▶ [STATED TASK]
Extract, exactly as written, each line from the start of the records below to the line containing "import matplotlib.pyplot as plt", both ends included; drop the pictures.

▶ [TASK DATA]
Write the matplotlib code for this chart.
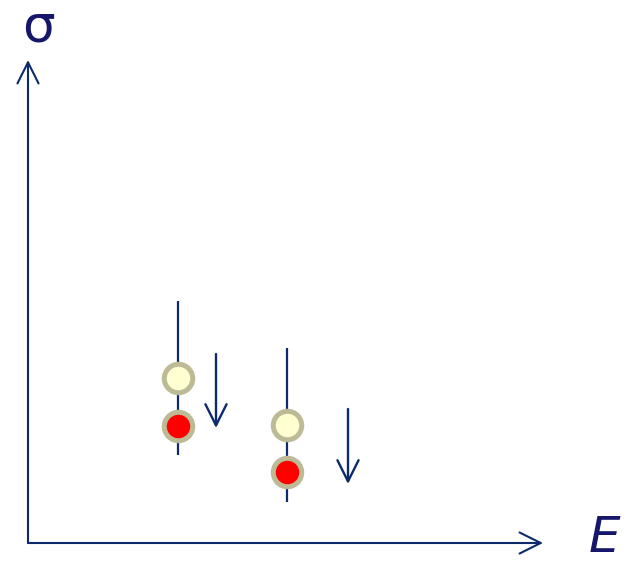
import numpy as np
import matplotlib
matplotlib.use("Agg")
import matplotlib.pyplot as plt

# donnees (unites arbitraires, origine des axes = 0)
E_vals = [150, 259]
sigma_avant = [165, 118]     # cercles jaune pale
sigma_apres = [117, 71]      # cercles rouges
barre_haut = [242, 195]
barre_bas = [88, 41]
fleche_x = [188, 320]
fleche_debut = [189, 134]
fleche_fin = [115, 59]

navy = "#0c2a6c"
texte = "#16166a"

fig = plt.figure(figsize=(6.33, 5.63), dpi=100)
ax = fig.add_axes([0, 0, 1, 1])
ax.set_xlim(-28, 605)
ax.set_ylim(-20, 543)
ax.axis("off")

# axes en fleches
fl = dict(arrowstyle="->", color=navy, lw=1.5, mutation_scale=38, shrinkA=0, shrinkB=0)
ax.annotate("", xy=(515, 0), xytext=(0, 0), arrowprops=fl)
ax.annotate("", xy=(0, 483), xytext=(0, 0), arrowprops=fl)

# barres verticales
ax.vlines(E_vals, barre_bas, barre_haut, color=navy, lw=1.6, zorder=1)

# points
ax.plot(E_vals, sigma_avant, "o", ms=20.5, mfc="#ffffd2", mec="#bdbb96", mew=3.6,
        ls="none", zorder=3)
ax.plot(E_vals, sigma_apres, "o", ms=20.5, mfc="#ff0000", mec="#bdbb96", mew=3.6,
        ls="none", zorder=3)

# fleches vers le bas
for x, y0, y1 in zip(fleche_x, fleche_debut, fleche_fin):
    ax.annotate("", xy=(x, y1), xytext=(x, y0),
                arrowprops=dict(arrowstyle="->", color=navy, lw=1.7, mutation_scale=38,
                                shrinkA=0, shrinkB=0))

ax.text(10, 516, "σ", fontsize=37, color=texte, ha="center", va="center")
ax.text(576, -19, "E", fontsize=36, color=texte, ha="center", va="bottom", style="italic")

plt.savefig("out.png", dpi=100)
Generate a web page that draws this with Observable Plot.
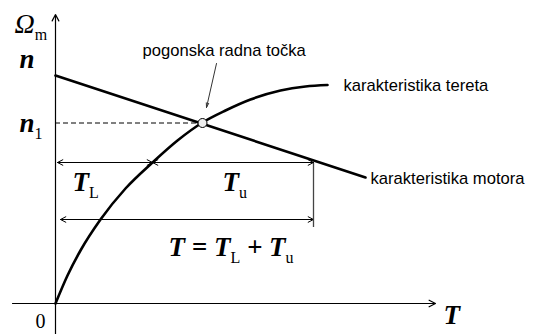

▶ [WRITTEN ANSWER]
Write the matplotlib code for this chart.
import numpy as np
import matplotlib
matplotlib.use("Agg")
import matplotlib.pyplot as plt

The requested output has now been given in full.